Postpartum health problems and high replacement rates
continue to be major issues in the dairy industry. Postpartum
health has been shown to impact many aspects of profitability on
the dairy including reproduction, and longevity in the herd [25]
The causes of post calving health issues are multifactorial involving
nutrition, environment and hormonal changes. These changes can
lead to metabolic diseases and immunologic dysfunction that can
lead to secondary infections. A recent article showed that there is
also a genetic component to susceptibility to various postpartum
problems.
Immune modulators have been tested for years to decrease post
calving diseases and antibiotic usage by improving the depressed
immune system of the postpartum dairy cow. These products
have all been administered systemically and have limited success
or increased some disease parameters. Most have not passed the
research phase to be developed into products to be marketed or
have increased some postpartum disorders [26]. However, a recent
study suggested that, while the dairy cow is systemically immune
suppressed post calving, the local immune system may be spared
immune suppression or even up regulated in the postpartum cow.

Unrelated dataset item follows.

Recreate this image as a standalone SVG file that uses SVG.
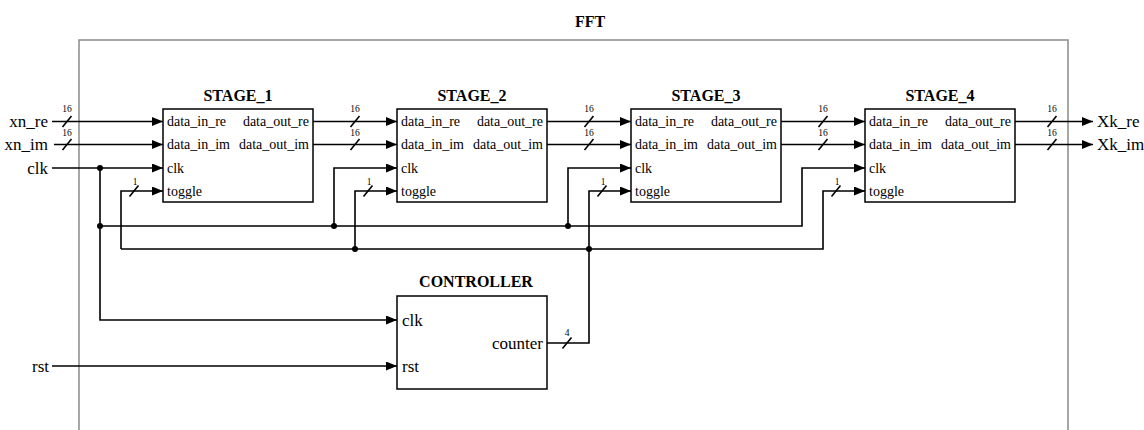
<svg xmlns="http://www.w3.org/2000/svg" width="1144" height="430" viewBox="0 0 1144 430">
<defs>
<marker id="arr" markerUnits="userSpaceOnUse" markerWidth="11" markerHeight="9" refX="11" refY="4.5" orient="auto">
<path d="M0,0 L11,4.5 L0,9 z" fill="#000"/>
</marker>
<style>
text{font-family:"Liberation Serif","Times New Roman",serif;fill:#000}
.title{font-size:16px;font-weight:bold;text-anchor:middle}
.port{font-size:14px}
.cport{font-size:17px}
.io{font-size:17px}
.bw{font-size:9.5px;text-anchor:middle}
.box{fill:#fff;stroke:#000;stroke-width:1.5}
.w{fill:none;stroke:#000;stroke-width:1.6}
.a{marker-end:url(#arr)}
.dot{fill:#000}
</style>
</defs>
<rect width="1144" height="430" fill="#fff"/>
<g id="fft">
<rect x="79" y="40" width="989" height="400" fill="none" stroke="#8a8a8a" stroke-width="1.5"/>
<text class="title" x="590" y="27">FFT</text>
</g>
<g id="connectors">
<path class="w a" d="M52,121.5H163"/>
<path class="w a" d="M54,144.5H163"/>
<path class="w a" d="M52,168H163"/>
<path class="w a" d="M313,121.5H397"/>
<path class="w a" d="M313,144.5H397"/>
<path class="w a" d="M547,121.5H631"/>
<path class="w a" d="M547,144.5H631"/>
<path class="w a" d="M781,121.5H865"/>
<path class="w a" d="M781,144.5H865"/>
<path class="w a" d="M1015,121.5H1093"/>
<path class="w a" d="M1015,144.5H1093"/>
<path class="w a" d="M100,168V320H397"/>
<path class="w a" d="M100,226H802V168H865"/>
<path class="w a" d="M334,226V168H397"/>
<path class="w a" d="M568,226V168H631"/>
<path class="w a" d="M121,249V191H163"/>
<path class="w a" d="M121,249H823V191H865"/>
<path class="w a" d="M355,249V191H397"/>
<path class="w a" d="M547,343H589V191H631"/>
<path class="w a" d="M52,366H397"/>
<circle class="dot" cx="100" cy="168" r="3"/>
<circle class="dot" cx="100" cy="226" r="3"/>
<circle class="dot" cx="334" cy="226" r="3"/>
<circle class="dot" cx="568" cy="226" r="3"/>
<circle class="dot" cx="355" cy="249" r="3"/>
<circle class="dot" cx="589" cy="249" r="3"/>
<g class="w">
<path d="M62.5,127L71.5,116M62.5,150L71.5,139"/>
<path d="M350.5,127L359.5,116M350.5,150L359.5,139"/>
<path d="M584.5,127L593.5,116M584.5,150L593.5,139"/>
<path d="M818.5,127L827.5,116M818.5,150L827.5,139"/>
<path d="M1047.5,127L1056.5,116M1047.5,150L1056.5,139"/>
<path d="M129.5,196.5L138.5,185.5M363.5,196.5L372.5,185.5M597.5,196.5L606.5,185.5M831.5,196.5L840.5,185.5"/>
<path d="M562.5,348.5L571.5,337.5"/>
</g>
<text class="bw" x="67" y="112">16</text>
<text class="bw" x="67" y="136">16</text>
<text class="bw" x="355" y="112">16</text>
<text class="bw" x="355" y="136">16</text>
<text class="bw" x="589" y="112">16</text>
<text class="bw" x="589" y="136">16</text>
<text class="bw" x="823" y="112">16</text>
<text class="bw" x="823" y="136">16</text>
<text class="bw" x="1052" y="112">16</text>
<text class="bw" x="1052" y="136">16</text>
<text class="bw" x="135" y="185">1</text>
<text class="bw" x="369" y="185">1</text>
<text class="bw" x="603" y="185">1</text>
<text class="bw" x="837" y="185">1</text>
<text class="bw" x="567" y="336">4</text>
</g>
<g id="inputs">
<text class="io" x="48" y="127" text-anchor="end">xn_re</text>
<text class="io" x="48" y="150" text-anchor="end">xn_im</text>
<text class="io" x="48" y="174" text-anchor="end">clk</text>
<text class="io" x="49" y="372" text-anchor="end">rst</text>
</g>
<g id="outputs">
<text class="io" x="1097" y="127">Xk_re</text>
<text class="io" x="1097" y="150">Xk_im</text>
</g>
<g id="stage1">
<text class="title" x="238" y="101">STAGE_1</text>
<rect class="box" x="163" y="109" width="150" height="93"/>
<text class="port" x="167" y="126">data_in_re</text>
<text class="port" x="167" y="149">data_in_im</text>
<text class="port" x="167" y="172.5">clk</text>
<text class="port" x="167" y="195.5">toggle</text>
<text class="port" x="309" y="126" text-anchor="end">data_out_re</text>
<text class="port" x="309" y="149" text-anchor="end">data_out_im</text>
</g>
<g id="stage2">
<text class="title" x="472" y="101">STAGE_2</text>
<rect class="box" x="397" y="109" width="150" height="93"/>
<text class="port" x="401" y="126">data_in_re</text>
<text class="port" x="401" y="149">data_in_im</text>
<text class="port" x="401" y="172.5">clk</text>
<text class="port" x="401" y="195.5">toggle</text>
<text class="port" x="543" y="126" text-anchor="end">data_out_re</text>
<text class="port" x="543" y="149" text-anchor="end">data_out_im</text>
</g>
<g id="stage3">
<text class="title" x="706" y="101">STAGE_3</text>
<rect class="box" x="631" y="109" width="150" height="93"/>
<text class="port" x="635" y="126">data_in_re</text>
<text class="port" x="635" y="149">data_in_im</text>
<text class="port" x="635" y="172.5">clk</text>
<text class="port" x="635" y="195.5">toggle</text>
<text class="port" x="777" y="126" text-anchor="end">data_out_re</text>
<text class="port" x="777" y="149" text-anchor="end">data_out_im</text>
</g>
<g id="stage4">
<text class="title" x="940" y="101">STAGE_4</text>
<rect class="box" x="865" y="109" width="150" height="93"/>
<text class="port" x="869" y="126">data_in_re</text>
<text class="port" x="869" y="149">data_in_im</text>
<text class="port" x="869" y="172.5">clk</text>
<text class="port" x="869" y="195.5">toggle</text>
<text class="port" x="1011" y="126" text-anchor="end">data_out_re</text>
<text class="port" x="1011" y="149" text-anchor="end">data_out_im</text>
</g>
<g id="controller">
<text class="title" x="476" y="287">CONTROLLER</text>
<rect class="box" x="397" y="296" width="150" height="93"/>
<text class="cport" x="402" y="326">clk</text>
<text class="cport" x="402" y="372">rst</text>
<text class="cport" x="543" y="349" text-anchor="end">counter</text>
</g>
</svg>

Homing of immune responses bv the local immune system has been
well established [27]. Furthermore, studies have demonstrated that
the trafficking on the respiratory and reproductive immune system
are linked and share common trafficking and upregulation [28].
Intranasal vaccination has also been shown to simulate reproductive
tract protection [29] in women. The vaccine, and its components,
used in this study have been shown to not only stimulate antigen
specific protection but also release of non-specific lymphokines
and cytokines that can act as immune modulators [30,31]. Notably,
the highest immune response seen when administered on the day
of calving [32,33].
The first two studies were intended to examine the impact of
the IN vaccine on postpartum pneumonia. The timing of vaccine
administration at 18-24 was determined based on the studies
indicating that as parturition approaches, immune suppression
increases. With the publication of the afore mentioned study
indicating potential immune shifting on the day of calving, this group
was included in dairy 3. The impact on health outcomes other than
pneumonia was unexpected and helped to determine statistical
power for the third dairy. Where differences were observed, though
not statistically significant across all three dairies, percentage
improvement was close in all three dairies indicating a potential
lack of statistical power in the first two dairies. Periparturient
vaccination with the INV had a significant impact on lowering RFM
and metritis (dairy 1), total cattle removed during the lactation,
mastitis in the first 60 DIM and throughout lactation, pneumonia,
and lameness. An unexplained increase in ketosis was seen in
dairy 2 in the vaccinate group. Outcomes improved as vaccination
was moved from 18-24 days prior to calving to the day of calving
and generally the best results were seen with the vaccine was
administered twice. It is interesting to note that this response was
not significant (~.5% decrease in the first 60 days) but the impact
on total removals continued to increase during the entire lactation
(Table 2).
Collectively, this set of studies indicates that using this INV
during the periparturient period can improved several postpartum
health outcomes due to the up regulation of the immune system
and supports earlier work indicating better immune responses
when administered on the day of calving. While this vaccine can be
used for immune modulation, more importantly this study suggests
that future immune modulators may have a better outcome if
administered to the local immune system.